• What the task requires:
Copy everything from the line with "Reproduce this chart" down to the line with "import * as", inclusive of both, exactly as written; leave out all pictures.

• Charts and diagrams as code:
----

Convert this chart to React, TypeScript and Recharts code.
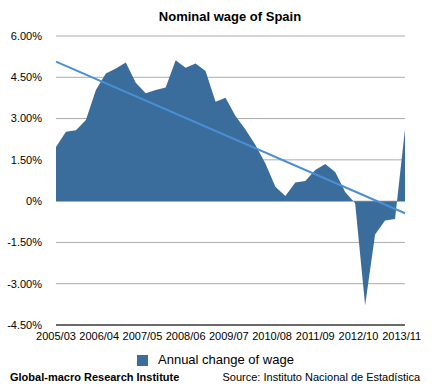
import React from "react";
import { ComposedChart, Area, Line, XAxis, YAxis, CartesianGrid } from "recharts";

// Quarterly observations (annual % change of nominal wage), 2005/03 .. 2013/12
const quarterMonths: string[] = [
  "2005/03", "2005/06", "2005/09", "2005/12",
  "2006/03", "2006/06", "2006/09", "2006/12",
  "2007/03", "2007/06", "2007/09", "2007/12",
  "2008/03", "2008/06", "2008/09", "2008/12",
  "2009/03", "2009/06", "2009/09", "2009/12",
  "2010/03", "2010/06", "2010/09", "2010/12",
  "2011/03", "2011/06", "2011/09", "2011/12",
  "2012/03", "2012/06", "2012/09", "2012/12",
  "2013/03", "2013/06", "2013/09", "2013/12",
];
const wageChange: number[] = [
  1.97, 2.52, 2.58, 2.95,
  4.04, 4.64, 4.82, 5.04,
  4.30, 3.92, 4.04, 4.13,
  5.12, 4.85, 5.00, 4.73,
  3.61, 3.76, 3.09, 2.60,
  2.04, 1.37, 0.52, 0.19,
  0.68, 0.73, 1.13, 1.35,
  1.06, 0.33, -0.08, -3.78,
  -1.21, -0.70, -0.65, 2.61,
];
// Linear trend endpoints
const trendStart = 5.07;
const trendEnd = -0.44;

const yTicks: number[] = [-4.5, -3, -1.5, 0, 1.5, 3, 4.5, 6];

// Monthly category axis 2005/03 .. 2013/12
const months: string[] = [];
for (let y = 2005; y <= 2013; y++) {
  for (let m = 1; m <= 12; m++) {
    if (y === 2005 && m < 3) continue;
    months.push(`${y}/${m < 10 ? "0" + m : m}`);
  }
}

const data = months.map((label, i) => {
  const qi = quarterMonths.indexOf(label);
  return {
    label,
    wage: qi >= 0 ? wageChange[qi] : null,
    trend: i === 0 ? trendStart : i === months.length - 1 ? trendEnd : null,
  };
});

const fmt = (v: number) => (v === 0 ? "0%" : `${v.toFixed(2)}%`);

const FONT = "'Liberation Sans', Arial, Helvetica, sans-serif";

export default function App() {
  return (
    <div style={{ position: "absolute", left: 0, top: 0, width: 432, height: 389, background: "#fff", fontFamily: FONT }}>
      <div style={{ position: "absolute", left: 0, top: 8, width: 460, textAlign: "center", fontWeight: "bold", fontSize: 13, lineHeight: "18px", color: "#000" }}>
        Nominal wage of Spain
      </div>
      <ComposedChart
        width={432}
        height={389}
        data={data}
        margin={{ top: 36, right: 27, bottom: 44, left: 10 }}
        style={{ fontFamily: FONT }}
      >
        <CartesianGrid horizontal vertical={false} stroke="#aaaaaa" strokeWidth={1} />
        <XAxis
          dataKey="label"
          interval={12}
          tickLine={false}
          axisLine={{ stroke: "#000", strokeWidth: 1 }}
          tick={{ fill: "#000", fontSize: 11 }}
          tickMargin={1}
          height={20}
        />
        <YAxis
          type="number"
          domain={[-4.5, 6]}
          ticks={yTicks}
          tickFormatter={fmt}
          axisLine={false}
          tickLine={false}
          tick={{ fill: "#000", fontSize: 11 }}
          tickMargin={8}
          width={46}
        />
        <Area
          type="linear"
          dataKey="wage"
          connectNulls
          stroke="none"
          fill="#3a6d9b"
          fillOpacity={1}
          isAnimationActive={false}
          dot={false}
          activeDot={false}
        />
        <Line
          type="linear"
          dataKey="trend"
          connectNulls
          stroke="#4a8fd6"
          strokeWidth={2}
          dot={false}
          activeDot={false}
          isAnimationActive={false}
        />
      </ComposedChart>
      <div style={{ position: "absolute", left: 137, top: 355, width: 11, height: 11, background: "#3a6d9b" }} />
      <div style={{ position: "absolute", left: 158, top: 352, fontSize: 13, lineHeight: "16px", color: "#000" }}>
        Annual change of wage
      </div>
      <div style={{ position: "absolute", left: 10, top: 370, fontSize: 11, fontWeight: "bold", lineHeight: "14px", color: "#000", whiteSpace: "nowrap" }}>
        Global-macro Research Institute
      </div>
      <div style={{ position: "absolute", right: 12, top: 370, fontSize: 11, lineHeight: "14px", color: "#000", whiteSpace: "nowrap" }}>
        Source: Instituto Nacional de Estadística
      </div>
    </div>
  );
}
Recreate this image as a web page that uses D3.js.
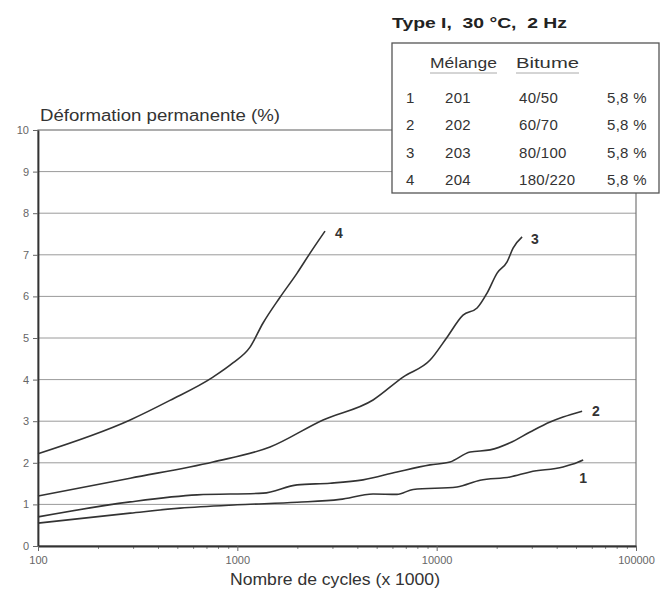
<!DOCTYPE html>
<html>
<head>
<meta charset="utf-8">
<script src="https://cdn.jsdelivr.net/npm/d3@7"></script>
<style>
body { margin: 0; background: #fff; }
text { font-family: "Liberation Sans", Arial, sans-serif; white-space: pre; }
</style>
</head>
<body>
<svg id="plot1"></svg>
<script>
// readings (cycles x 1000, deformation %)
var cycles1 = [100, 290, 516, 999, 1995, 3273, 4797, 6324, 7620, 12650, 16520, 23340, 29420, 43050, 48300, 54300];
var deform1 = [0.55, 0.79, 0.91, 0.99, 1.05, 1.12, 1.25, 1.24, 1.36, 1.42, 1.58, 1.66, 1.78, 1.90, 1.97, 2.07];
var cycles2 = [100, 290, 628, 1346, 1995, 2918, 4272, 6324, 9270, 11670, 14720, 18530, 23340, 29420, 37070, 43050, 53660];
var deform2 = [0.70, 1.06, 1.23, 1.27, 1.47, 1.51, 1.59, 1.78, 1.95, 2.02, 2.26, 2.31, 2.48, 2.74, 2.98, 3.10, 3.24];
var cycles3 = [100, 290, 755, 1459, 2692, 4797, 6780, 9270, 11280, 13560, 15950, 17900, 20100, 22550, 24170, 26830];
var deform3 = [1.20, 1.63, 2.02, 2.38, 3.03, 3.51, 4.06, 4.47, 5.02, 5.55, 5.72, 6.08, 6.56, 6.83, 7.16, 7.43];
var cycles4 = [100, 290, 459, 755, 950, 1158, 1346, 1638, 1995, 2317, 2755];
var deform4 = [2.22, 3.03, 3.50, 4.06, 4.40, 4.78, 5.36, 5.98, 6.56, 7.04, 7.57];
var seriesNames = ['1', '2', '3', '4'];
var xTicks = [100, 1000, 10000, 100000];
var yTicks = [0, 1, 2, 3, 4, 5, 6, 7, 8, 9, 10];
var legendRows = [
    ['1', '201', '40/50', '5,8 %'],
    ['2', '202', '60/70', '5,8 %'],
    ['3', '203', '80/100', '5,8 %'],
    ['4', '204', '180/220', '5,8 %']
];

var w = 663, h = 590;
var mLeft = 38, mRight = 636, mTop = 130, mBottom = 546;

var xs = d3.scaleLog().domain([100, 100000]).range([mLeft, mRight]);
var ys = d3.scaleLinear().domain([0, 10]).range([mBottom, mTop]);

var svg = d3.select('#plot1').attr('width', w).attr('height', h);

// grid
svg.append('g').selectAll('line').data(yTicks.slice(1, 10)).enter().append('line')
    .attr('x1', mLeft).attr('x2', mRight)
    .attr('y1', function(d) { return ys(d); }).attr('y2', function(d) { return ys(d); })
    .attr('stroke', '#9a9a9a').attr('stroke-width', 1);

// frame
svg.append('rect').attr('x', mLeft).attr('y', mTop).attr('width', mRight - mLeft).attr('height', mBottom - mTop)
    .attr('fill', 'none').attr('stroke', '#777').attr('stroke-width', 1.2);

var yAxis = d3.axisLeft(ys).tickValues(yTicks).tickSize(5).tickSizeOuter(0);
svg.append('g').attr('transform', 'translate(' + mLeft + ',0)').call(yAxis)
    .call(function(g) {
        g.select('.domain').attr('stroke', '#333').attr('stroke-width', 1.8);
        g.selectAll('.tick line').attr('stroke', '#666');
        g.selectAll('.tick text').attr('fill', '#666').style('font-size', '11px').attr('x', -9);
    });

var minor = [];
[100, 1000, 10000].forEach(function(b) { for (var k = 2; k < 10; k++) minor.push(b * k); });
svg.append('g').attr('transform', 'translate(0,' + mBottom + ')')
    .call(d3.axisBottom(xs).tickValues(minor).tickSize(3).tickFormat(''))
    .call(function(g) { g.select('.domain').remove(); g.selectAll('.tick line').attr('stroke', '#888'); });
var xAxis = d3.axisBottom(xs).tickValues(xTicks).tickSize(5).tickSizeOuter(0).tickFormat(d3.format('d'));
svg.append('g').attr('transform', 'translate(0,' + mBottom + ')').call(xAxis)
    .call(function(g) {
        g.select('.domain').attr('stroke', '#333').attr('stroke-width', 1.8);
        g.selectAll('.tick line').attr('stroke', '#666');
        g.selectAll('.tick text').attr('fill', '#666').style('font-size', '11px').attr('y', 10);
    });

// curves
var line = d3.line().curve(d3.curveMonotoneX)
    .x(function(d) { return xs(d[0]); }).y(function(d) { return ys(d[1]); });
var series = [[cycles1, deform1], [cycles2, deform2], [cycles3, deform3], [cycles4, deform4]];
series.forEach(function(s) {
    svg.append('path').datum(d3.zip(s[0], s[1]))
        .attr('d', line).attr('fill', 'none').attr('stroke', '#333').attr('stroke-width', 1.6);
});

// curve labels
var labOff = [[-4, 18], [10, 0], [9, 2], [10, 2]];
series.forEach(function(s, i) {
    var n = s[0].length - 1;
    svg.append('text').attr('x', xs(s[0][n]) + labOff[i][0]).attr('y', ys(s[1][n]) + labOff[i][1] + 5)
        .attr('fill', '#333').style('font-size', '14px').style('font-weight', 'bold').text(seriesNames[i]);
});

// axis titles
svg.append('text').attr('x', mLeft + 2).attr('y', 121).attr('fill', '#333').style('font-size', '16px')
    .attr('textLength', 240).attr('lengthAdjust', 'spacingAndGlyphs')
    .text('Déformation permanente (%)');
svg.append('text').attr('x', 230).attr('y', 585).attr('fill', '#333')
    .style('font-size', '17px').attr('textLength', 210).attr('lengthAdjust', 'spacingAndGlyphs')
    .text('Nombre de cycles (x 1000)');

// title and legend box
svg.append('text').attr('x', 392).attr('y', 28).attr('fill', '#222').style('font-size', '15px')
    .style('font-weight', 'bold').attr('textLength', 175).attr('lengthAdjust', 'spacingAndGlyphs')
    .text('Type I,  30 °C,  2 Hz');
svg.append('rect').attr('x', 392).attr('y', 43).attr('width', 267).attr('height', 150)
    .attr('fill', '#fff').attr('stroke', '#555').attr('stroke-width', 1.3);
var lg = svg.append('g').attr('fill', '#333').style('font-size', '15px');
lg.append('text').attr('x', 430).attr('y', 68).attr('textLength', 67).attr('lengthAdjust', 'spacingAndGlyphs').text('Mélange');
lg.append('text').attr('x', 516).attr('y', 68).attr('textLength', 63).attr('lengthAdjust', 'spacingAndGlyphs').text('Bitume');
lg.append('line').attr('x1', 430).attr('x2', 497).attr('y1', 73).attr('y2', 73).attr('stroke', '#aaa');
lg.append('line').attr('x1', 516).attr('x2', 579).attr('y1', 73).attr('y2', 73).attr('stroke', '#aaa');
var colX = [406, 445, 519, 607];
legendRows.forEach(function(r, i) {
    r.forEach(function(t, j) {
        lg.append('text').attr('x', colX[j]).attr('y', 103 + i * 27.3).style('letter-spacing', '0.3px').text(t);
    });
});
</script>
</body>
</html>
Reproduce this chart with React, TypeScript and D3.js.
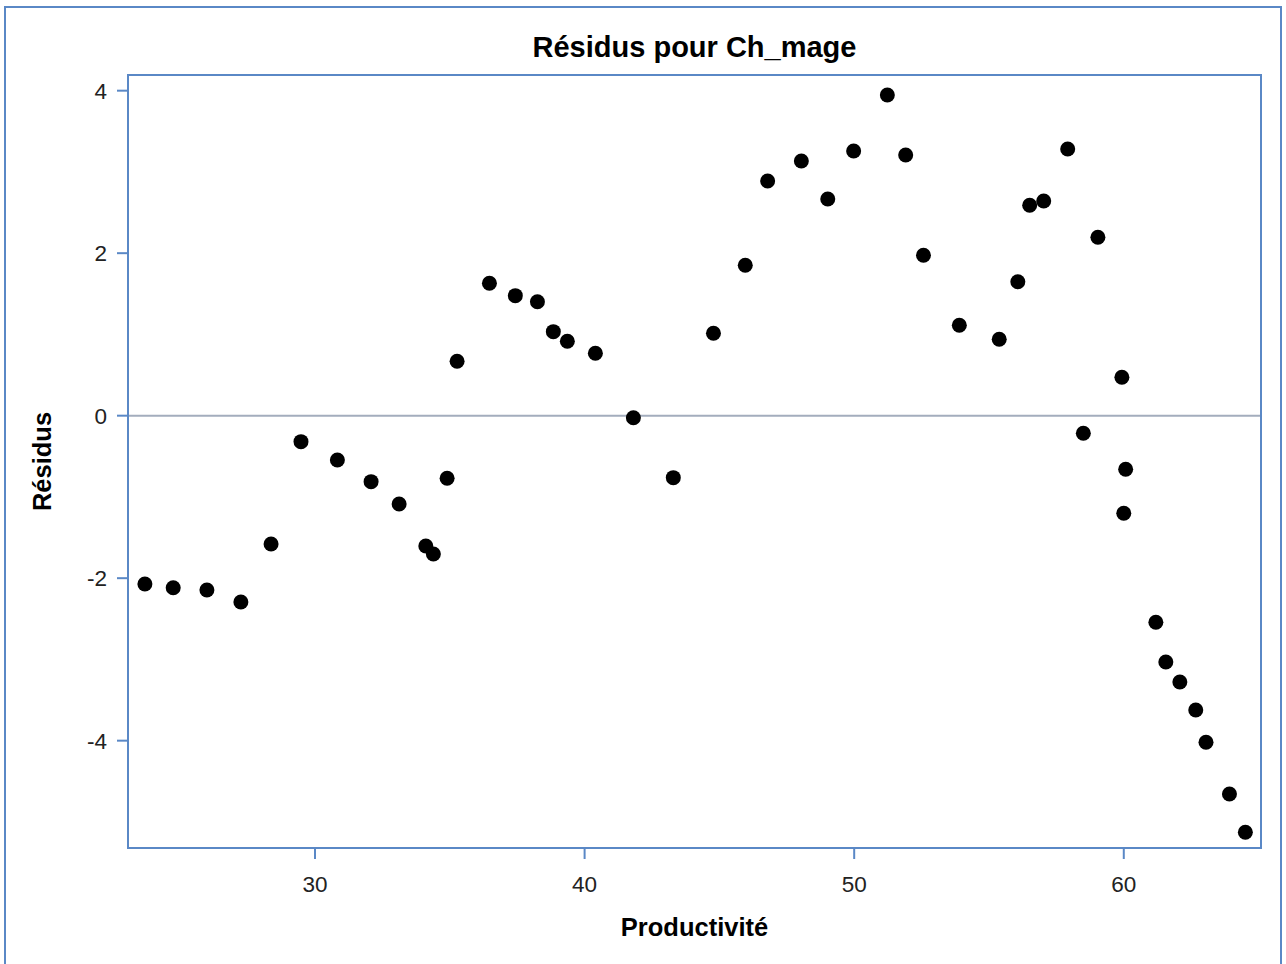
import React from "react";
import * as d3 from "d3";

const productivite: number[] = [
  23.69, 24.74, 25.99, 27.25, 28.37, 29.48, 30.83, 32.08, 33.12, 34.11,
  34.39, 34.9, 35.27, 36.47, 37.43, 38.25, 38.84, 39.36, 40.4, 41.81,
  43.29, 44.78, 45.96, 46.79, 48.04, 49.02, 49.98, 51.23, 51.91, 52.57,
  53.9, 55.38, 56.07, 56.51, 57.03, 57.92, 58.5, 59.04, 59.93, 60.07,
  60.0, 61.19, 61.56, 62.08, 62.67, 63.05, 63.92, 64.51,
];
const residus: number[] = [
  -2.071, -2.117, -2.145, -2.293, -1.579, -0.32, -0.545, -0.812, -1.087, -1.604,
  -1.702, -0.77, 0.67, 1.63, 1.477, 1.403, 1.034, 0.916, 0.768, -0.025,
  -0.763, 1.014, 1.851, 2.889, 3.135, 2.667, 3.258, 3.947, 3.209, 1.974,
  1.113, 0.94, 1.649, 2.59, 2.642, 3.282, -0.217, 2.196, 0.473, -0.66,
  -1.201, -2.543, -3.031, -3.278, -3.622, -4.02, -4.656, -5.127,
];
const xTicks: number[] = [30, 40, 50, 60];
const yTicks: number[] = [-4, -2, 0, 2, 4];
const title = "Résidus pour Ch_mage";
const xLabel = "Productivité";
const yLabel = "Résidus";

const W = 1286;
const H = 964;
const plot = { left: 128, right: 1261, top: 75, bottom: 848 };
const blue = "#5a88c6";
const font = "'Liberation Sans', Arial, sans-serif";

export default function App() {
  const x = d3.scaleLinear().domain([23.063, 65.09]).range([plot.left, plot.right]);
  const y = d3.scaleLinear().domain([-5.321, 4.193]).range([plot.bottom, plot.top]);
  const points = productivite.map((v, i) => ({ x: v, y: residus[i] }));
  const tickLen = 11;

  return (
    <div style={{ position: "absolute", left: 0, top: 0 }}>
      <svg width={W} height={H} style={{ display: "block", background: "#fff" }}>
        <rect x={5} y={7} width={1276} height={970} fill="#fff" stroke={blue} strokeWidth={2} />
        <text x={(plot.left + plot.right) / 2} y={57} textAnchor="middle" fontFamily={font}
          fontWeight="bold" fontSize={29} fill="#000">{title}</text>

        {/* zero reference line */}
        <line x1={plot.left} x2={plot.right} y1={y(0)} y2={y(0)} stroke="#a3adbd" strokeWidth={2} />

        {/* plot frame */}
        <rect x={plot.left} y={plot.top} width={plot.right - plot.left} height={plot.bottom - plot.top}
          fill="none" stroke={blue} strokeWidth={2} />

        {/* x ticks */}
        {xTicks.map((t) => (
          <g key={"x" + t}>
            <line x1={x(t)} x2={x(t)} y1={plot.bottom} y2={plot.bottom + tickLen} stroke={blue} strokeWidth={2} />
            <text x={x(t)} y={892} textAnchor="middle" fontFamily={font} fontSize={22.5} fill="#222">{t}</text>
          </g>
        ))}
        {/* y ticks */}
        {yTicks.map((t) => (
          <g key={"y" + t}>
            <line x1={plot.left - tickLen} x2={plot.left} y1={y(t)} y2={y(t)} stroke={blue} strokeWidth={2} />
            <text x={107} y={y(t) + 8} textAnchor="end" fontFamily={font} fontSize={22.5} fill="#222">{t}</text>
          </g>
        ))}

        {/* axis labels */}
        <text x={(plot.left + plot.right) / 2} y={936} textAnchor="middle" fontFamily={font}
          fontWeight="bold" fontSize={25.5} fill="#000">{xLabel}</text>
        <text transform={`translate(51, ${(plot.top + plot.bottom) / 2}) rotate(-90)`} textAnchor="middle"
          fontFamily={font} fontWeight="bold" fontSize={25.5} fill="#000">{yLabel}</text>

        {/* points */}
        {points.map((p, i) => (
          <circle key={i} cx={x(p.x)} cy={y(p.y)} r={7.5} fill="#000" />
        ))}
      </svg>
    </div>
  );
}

----

• Output below:
Reproduce this chart with React, TypeScript and D3.js.
import React from "react";
import * as d3 from "d3";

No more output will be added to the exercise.